▶ Request: Below are some records. Say in a single number how many of their lines include the word "code".

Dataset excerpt
================================

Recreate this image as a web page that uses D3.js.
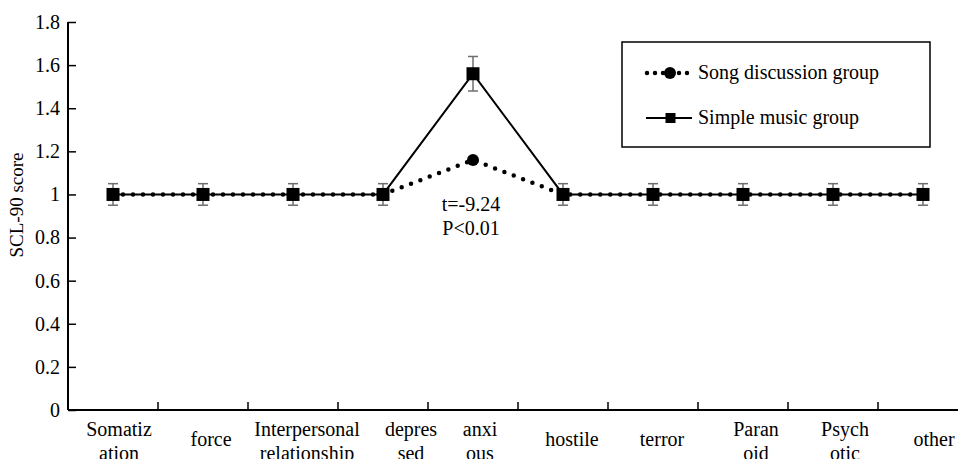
<!DOCTYPE html>
<html>
<head>
<meta charset="utf-8">
<script src="https://cdn.jsdelivr.net/npm/d3@7"></script>
<style>
  body { margin: 0; background: #fff; }
  svg text { font-family: "Liberation Serif", "DejaVu Serif", serif !important; fill: #000; }
</style>
</head>
<body>
<svg id="chart" width="958" height="459"></svg>
<script>
// Categories (label lines)
var categories = ["Somatization", "force", "Interpersonal relationship", "depressed", "anxious",
  "hostile", "terror", "Paranoid", "Psychotic", "other"];
var categoryLines = [["Somatiz", "ation"], ["force"], ["Interpersonal", "relationship"], ["depres", "sed"],
  ["anxi", "ous"], ["hostile"], ["terror"], ["Paran", "oid"], ["Psych", "otic"], ["other"]];

// Series values
var songDiscussion = [1, 1, 1, 1, 1.16, 1, 1, 1, 1, 1];
var simpleMusic = [1, 1, 1, 1, 1.56, 1, 1, 1, 1, 1];
var simpleMusicErr = [0.05, 0.05, 0.05, 0.05, 0.08, 0.05, 0.05, 0.05, 0.05, 0.05];

var yTicks = [0, 0.2, 0.4, 0.6, 0.8, 1, 1.2, 1.4, 1.6, 1.8];
var seriesNames = ["Song discussion group", "Simple music group"];
var annotation = ["t=-9.24", "P<0.01"];

var chart = {};

// Label nudges (layout only)
chart.labelNudge = [6, 8, 14, 28, 7, 9, 9, 13, 12, 11];

chart.draw = () => {
  let svg = d3.select("#chart");
  let margin = {top: 22, left: 68, bottom: 49},
    height = 459;

  let x = d3.scaleBand()
    .domain(categories)
    .range([margin.left, margin.left + 90 * categories.length]);
  let y = d3.scaleLinear()
    .domain([0, 1.8])
    .range([height - margin.bottom, margin.top]);
  let cx = (i) => x(categories[i]) + x.bandwidth() / 2;

  // Y axis
  let yAxis = svg.append("g")
    .attr("transform", "translate(" + margin.left + ",0)")
    .call(d3.axisRight(y).tickValues(yTicks).tickSize(8).tickFormat(d3.format("")));
  yAxis.attr("font-family", null).attr("font-size", null);
  yAxis.select(".domain").attr("d", "M0," + y(1.8) + "V" + y(0)).attr("stroke-width", 2);
  yAxis.selectAll(".tick line").attr("stroke-width", 1.5);
  yAxis.selectAll(".tick text")
    .attr("x", -8)
    .attr("text-anchor", "end")
    .style("font-size", "20px");

  // X axis line and ticks between categories
  svg.append("line")
    .attr("x1", margin.left).attr("x2", 958)
    .attr("y1", y(0)).attr("y2", y(0))
    .attr("stroke", "#000").attr("stroke-width", 2);
  svg.selectAll(".xtick")
    .data(categories.slice(1))
    .enter()
    .append("line")
    .attr("class", "xtick")
    .attr("x1", (d) => x(d)).attr("x2", (d) => x(d))
    .attr("y1", y(0)).attr("y2", y(0) - 8)
    .attr("stroke", "#000").attr("stroke-width", 1.5);

  // X labels
  let xl = svg.selectAll(".xlabel")
    .data(categoryLines)
    .enter()
    .append("text")
    .attr("class", "xlabel")
    .attr("text-anchor", "middle")
    .style("font-size", "20px")
    .attr("transform", (d, i) => "translate(" + (cx(i) + chart.labelNudge[i]) + "," + (d.length > 1 ? 436 : 446) + ")");
  xl.selectAll("tspan")
    .data((d) => d)
    .enter()
    .append("tspan")
    .attr("x", 0)
    .attr("y", (d, j) => j * 24)
    .text((d) => d);

  // Y title
  svg.append("text")
    .attr("transform", "translate(23,205) rotate(-90)")
    .attr("text-anchor", "middle")
    .style("font-size", "19px")
    .text("SCL-90 score");

  // Lines
  let line = d3.line()
    .x((d, i) => cx(i))
    .y((d) => y(d));
  svg.append("path")
    .datum(simpleMusic)
    .attr("d", line)
    .attr("fill", "none")
    .attr("stroke", "#000")
    .attr("stroke-width", 2);
  svg.append("path")
    .datum(songDiscussion)
    .attr("d", line)
    .attr("fill", "none")
    .attr("stroke", "#000")
    .attr("stroke-width", 4.5)
    .attr("stroke-linecap", "round")
    .attr("stroke-dasharray", "0,10");

  // Error bars
  let eb = svg.selectAll(".err")
    .data(simpleMusic)
    .enter()
    .append("g")
    .attr("class", "err")
    .attr("stroke", "#6e6e6e")
    .attr("stroke-width", 1.5);
  eb.append("line")
    .attr("x1", (d, i) => cx(i)).attr("x2", (d, i) => cx(i))
    .attr("y1", (d, i) => y(d + simpleMusicErr[i])).attr("y2", (d, i) => y(d - simpleMusicErr[i]));
  eb.append("line")
    .attr("x1", (d, i) => cx(i) - 5).attr("x2", (d, i) => cx(i) + 5)
    .attr("y1", (d, i) => y(d + simpleMusicErr[i])).attr("y2", (d, i) => y(d + simpleMusicErr[i]));
  eb.append("line")
    .attr("x1", (d, i) => cx(i) - 5).attr("x2", (d, i) => cx(i) + 5)
    .attr("y1", (d, i) => y(d - simpleMusicErr[i])).attr("y2", (d, i) => y(d - simpleMusicErr[i]));

  // Markers
  svg.selectAll(".dot")
    .data(songDiscussion)
    .enter()
    .append("circle")
    .attr("class", "dot")
    .attr("cx", (d, i) => cx(i))
    .attr("cy", (d) => y(d))
    .attr("r", 6)
    .attr("fill", "#000");
  svg.selectAll(".sq")
    .data(simpleMusic)
    .enter()
    .append("rect")
    .attr("class", "sq")
    .attr("x", (d, i) => cx(i) - 6.5)
    .attr("y", (d) => y(d) - 6.5)
    .attr("width", 13).attr("height", 13)
    .attr("fill", "#000");

  // Annotation
  svg.selectAll(".ann")
    .data(annotation)
    .enter()
    .append("text")
    .attr("class", "ann")
    .attr("x", cx(4) - 2)
    .attr("y", (d, i) => 211 + i * 24)
    .attr("text-anchor", "middle")
    .style("font-size", "20px")
    .text((d) => d);

  // Legend
  let lg = svg.append("g").attr("transform", "translate(622,42)");
  lg.append("rect")
    .attr("width", 308).attr("height", 105)
    .attr("fill", "#fff").attr("stroke", "#000").attr("stroke-width", 1.5);
  let items = lg.selectAll(".item")
    .data(seriesNames)
    .enter()
    .append("g")
    .attr("class", "item")
    .attr("transform", (d, i) => "translate(0," + (31 + i * 45) + ")");
  items.append("line")
    .attr("x1", (d, i) => i == 0 ? 25 : 24).attr("x2", 70)
    .attr("stroke", "#000")
    .attr("stroke-width", (d, i) => i == 0 ? 4.5 : 2)
    .attr("stroke-linecap", (d, i) => i == 0 ? "round" : "butt")
    .attr("stroke-dasharray", (d, i) => i == 0 ? "0,8" : null);
  items.filter((d, i) => i == 0).append("circle")
    .attr("cx", 48).attr("r", 6).attr("fill", "#000");
  items.filter((d, i) => i == 1).append("rect")
    .attr("x", 43.5).attr("y", -5).attr("width", 10).attr("height", 10).attr("fill", "#000");
  items.append("text")
    .attr("x", 76)
    .attr("dy", "0.32em")
    .style("font-size", "20px")
    .text((d) => d);
};

chart.draw();
</script>
</body>
</html>
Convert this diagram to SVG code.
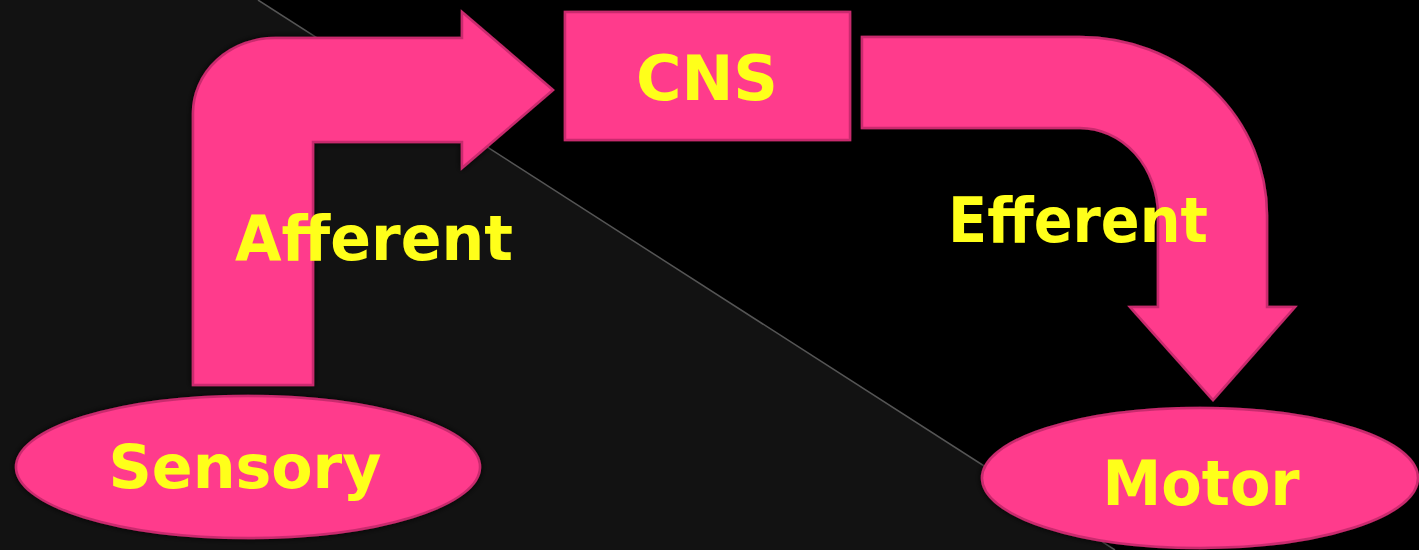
<svg xmlns="http://www.w3.org/2000/svg" width="1419" height="550" viewBox="0 0 1419 550">
  <style>
    .shape { fill: #FF3A8C; stroke: #C92C6E; stroke-width: 2.5; stroke-linejoin: miter; filter: url(#glow); }
    .label { font-family: "DejaVu Sans", "Liberation Sans", sans-serif; font-weight: bold; fill: #FFFF1A; text-anchor: middle; }
  </style>
  <defs>
    <filter id="glow" x="-10%" y="-10%" width="120%" height="120%">
      <feDropShadow dx="0" dy="0" stdDeviation="3" flood-color="#000" flood-opacity="0.9"/>
    </filter>
  </defs>

  <!-- background -->
  <rect x="0" y="0" width="1419" height="550" fill="#000"/>
  <polygon points="0,0 258,0 1115,550 0,550" fill="#121212"/>
  <line x1="258" y1="0" x2="1115" y2="550" stroke="#555" stroke-width="1.5"/>

  <g id="connectors">
    <g id="afferent">
      <path class="shape" d="M193 385 L193 113 A82 75 0 0 1 275 38 L462 38 L462 12 L553 90 L462 168 L462 142 L313 142 L313 385 Z"/>
      <text class="label" x="374" y="260" font-size="63" textLength="278" lengthAdjust="spacingAndGlyphs">Afferent</text>
    </g>
    <g id="efferent">
      <path class="shape" d="M862 37 L1080 37 A187 178 0 0 1 1267 215 L1267 307 L1295 307 L1213 400 L1130 307 L1158 307 L1158 215 A78 87 0 0 0 1080 128 L862 128 Z"/>
      <text class="label" x="1078" y="242" font-size="62" textLength="260" lengthAdjust="spacingAndGlyphs">Efferent</text>
    </g>
  </g>

  <g id="cns">
    <rect class="shape" x="565" y="12" width="285" height="128"/>
    <text class="label" x="707" y="100" font-size="62" textLength="142" lengthAdjust="spacingAndGlyphs">CNS</text>
  </g>

  <g id="sensory">
    <ellipse class="shape" cx="248" cy="467" rx="232" ry="71"/>
    <text class="label" x="245" y="488" font-size="60" textLength="273" lengthAdjust="spacingAndGlyphs">Sensory</text>
  </g>

  <g id="motor">
    <ellipse class="shape" cx="1200" cy="478" rx="218" ry="70"/>
    <text class="label" x="1201" y="505" font-size="62" textLength="197" lengthAdjust="spacingAndGlyphs">Motor</text>
  </g>
</svg>
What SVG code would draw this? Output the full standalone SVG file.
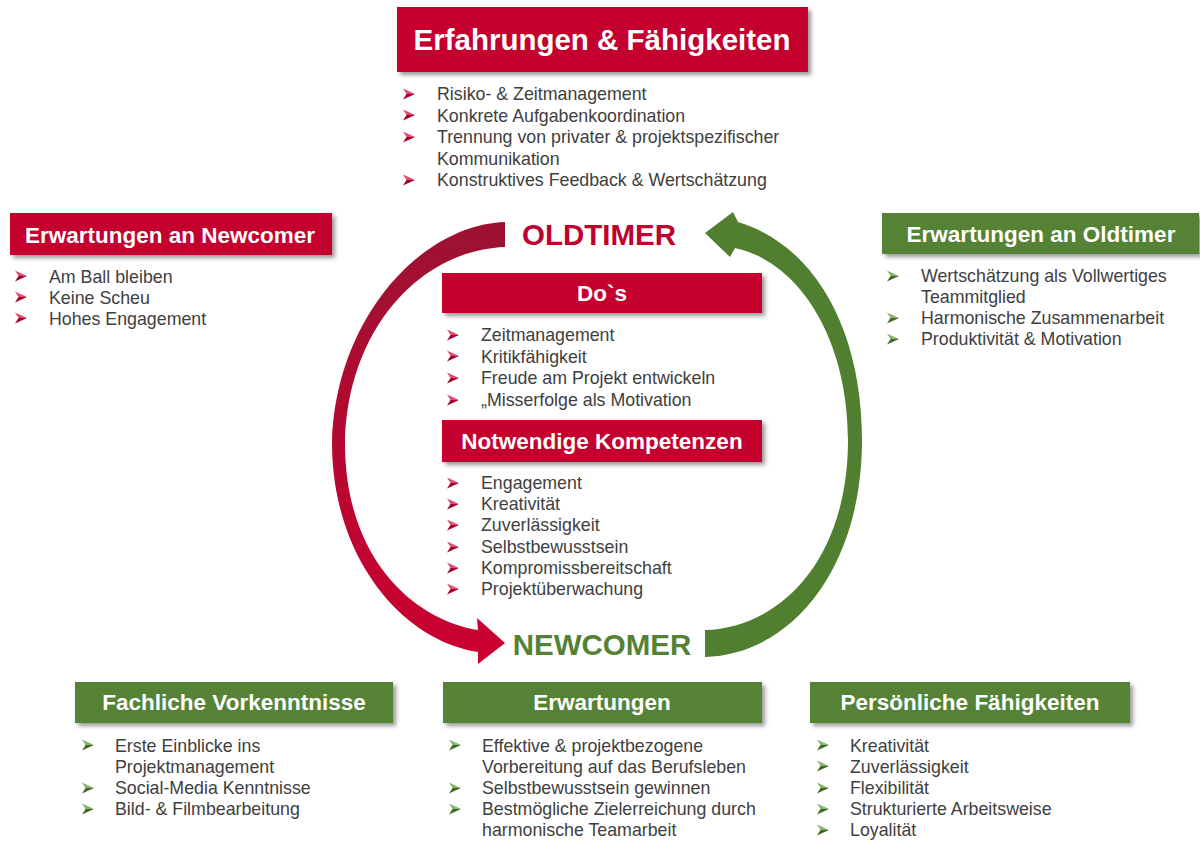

================================

▶ Reply: 2